Some churches rich, should pay rates and taxes: Geingob

24 Oct 2015 10:20am
EENHANA, 24 OCT (NAMPA) – President Hage Geingob says not every church is poor and unable to pay rates and taxes to local authorities or town councils.
Geingob said this in his response to a suggestion made during his town hall meeting at Eenhana in the Ohangwena Region on Thursday, when a church representative asked that churches be exempted from paying rates and taxes to municipalities.
Reverend Lazarus Ngube of the Anglican Church argued that the church is a community faculty and should not be required to pay for the municipal services on a commercial basis.
Geingob however said some churches generate up to N.dollars 15 000 from collections during their Sunday services.
He said it is possible for churches which have such high collections to pay rates and taxes to a local authority.

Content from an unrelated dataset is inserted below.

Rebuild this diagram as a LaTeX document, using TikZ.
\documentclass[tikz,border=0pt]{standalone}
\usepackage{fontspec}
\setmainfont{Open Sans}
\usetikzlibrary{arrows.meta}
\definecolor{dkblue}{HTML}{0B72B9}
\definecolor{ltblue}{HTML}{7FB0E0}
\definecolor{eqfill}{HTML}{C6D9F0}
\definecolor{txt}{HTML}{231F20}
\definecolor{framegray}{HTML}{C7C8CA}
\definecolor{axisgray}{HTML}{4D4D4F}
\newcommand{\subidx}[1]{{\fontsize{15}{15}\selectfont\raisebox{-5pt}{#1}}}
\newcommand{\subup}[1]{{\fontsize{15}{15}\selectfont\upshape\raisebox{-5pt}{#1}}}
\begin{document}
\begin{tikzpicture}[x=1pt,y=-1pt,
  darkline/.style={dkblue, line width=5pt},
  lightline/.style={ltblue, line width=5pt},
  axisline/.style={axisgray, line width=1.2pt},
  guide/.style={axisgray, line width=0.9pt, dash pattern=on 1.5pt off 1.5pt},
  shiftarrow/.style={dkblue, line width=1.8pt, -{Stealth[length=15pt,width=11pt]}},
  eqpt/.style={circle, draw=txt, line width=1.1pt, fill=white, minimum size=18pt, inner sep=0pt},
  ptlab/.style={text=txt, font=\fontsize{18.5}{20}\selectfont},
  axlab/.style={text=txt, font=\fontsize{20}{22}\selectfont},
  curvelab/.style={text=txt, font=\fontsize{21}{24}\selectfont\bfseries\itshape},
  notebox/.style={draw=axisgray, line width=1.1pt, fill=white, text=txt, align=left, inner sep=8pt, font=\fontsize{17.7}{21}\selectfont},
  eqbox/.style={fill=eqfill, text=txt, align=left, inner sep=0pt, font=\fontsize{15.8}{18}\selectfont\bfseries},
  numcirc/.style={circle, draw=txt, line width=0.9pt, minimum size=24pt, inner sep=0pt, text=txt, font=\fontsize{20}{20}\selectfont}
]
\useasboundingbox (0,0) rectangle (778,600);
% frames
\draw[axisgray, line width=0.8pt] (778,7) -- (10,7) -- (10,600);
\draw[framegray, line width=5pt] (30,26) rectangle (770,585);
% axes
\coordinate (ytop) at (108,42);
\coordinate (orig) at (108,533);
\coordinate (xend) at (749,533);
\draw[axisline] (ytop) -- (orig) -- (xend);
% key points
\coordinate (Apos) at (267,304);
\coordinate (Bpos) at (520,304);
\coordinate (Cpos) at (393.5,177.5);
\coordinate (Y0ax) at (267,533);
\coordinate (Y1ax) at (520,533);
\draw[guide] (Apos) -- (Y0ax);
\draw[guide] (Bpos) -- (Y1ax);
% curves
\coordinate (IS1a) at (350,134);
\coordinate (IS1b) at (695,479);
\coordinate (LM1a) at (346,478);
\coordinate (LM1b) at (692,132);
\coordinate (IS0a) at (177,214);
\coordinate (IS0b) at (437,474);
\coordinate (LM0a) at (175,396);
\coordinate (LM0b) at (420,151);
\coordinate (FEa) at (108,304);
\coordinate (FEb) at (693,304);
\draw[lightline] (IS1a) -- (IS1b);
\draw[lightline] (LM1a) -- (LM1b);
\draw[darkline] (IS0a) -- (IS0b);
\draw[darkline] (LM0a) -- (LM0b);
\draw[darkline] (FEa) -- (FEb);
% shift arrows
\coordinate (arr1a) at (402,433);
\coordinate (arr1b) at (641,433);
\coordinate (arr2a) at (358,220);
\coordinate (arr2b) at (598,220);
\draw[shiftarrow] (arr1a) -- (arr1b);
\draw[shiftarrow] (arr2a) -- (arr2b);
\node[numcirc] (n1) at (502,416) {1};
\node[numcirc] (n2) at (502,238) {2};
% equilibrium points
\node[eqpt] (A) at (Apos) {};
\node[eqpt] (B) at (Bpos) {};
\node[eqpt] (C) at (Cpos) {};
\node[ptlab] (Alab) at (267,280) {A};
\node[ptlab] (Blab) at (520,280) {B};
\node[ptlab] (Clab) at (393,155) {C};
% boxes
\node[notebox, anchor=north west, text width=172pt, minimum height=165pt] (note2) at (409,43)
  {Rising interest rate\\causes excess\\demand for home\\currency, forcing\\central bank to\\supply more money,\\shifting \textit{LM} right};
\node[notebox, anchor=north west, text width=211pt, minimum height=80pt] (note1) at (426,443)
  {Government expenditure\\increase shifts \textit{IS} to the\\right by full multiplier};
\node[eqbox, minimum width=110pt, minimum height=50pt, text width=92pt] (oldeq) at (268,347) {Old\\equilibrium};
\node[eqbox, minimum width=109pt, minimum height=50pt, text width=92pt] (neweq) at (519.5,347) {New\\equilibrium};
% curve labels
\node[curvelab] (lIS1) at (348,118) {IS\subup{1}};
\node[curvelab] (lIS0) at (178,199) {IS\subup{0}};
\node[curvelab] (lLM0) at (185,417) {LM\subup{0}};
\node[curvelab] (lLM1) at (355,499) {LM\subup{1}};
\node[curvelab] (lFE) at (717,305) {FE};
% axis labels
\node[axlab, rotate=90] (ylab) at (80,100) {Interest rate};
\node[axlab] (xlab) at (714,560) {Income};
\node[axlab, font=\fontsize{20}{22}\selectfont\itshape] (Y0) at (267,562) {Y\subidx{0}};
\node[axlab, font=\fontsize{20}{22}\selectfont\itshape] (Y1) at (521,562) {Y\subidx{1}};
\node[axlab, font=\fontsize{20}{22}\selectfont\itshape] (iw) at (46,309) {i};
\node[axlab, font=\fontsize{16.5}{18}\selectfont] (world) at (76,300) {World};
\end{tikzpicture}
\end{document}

Ngube also proposed the establishment of a legal body to regulate religious organisations, especially those accused of breaking up families.
An as yet unidentified church in Swakopmund in the Erongo Region, which allegedly advised one of its members to kill a cousin and drink their blood to become rich, was referred to as a classic example of the churches that are causing havoc among families in the country.

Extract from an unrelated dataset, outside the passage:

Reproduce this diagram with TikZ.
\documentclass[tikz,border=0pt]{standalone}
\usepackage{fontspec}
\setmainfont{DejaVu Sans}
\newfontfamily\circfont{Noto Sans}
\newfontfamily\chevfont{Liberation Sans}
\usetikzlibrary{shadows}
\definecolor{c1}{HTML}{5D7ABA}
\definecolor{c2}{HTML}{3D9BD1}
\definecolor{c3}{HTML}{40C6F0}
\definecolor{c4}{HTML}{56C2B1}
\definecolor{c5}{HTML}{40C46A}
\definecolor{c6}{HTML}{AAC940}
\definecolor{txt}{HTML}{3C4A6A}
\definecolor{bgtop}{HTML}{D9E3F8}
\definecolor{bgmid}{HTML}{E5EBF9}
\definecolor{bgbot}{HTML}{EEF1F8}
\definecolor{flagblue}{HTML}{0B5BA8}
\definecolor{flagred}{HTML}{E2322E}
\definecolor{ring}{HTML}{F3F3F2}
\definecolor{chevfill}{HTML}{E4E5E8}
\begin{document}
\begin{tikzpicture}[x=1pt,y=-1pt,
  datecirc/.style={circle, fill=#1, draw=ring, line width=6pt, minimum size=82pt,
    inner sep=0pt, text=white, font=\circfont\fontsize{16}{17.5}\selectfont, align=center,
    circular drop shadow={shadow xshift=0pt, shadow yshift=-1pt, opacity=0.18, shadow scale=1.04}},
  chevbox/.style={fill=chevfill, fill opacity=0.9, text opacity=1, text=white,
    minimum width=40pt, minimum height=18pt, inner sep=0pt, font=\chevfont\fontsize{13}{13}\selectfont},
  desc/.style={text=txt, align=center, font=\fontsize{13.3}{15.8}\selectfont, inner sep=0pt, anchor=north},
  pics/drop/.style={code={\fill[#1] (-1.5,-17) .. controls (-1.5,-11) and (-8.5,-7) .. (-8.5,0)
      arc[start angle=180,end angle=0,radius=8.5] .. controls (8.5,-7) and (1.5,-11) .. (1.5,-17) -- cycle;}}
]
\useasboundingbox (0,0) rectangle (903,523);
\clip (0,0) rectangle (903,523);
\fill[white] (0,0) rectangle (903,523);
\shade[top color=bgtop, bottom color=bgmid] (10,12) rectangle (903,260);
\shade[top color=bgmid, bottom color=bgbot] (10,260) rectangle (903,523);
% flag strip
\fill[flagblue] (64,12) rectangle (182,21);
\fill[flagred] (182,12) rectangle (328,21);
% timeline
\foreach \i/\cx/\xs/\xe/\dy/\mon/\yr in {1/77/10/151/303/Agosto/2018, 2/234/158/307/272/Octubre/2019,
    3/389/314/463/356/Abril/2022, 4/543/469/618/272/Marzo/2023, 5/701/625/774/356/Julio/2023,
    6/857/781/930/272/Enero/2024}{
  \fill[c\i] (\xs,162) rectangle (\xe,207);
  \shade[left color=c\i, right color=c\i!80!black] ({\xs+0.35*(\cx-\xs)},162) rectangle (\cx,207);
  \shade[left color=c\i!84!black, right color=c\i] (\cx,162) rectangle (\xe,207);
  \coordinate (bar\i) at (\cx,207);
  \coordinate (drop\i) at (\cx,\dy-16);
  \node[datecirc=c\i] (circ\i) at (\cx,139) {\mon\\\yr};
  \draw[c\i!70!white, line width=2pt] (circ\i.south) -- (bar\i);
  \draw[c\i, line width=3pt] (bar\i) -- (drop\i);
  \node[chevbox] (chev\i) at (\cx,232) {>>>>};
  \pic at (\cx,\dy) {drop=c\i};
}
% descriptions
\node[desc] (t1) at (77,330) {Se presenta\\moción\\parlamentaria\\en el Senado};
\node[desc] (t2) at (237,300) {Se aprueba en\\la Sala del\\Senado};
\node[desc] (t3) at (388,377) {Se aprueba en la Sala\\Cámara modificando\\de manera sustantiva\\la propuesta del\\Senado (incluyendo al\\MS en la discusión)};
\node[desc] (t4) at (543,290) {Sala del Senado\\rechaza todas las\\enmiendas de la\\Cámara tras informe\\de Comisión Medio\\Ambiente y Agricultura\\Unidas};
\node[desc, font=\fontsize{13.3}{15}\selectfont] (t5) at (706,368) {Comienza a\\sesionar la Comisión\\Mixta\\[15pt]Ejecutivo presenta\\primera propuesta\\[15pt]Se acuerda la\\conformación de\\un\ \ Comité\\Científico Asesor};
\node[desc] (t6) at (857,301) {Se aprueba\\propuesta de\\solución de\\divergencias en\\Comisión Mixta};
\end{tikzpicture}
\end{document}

However, Geingob reminded the clergymen about Namibia being a secular state whereby no church is recognised above the other.
The Head of State expressed concern over the mushrooming of new churches, traditional authorities and political parties in the country and at the same time appealed to all citizens to embrace national unity through the “One Namibia, One Nation” spirit.
Geingob was on Thursday in the Ohangwena Region for the first time since his election as the country’s third President.
He used the town hall meeting to thank the community of Ohangwena Region for contributing to his 87 per cent victory and some 80 per cent for the governing Swapo-Party during the last Presidential and National Assembly Election.
Geingob has already visited most of the 14 regions, with only Oshikoto, Otjozondjupa and Kunene still to be visited.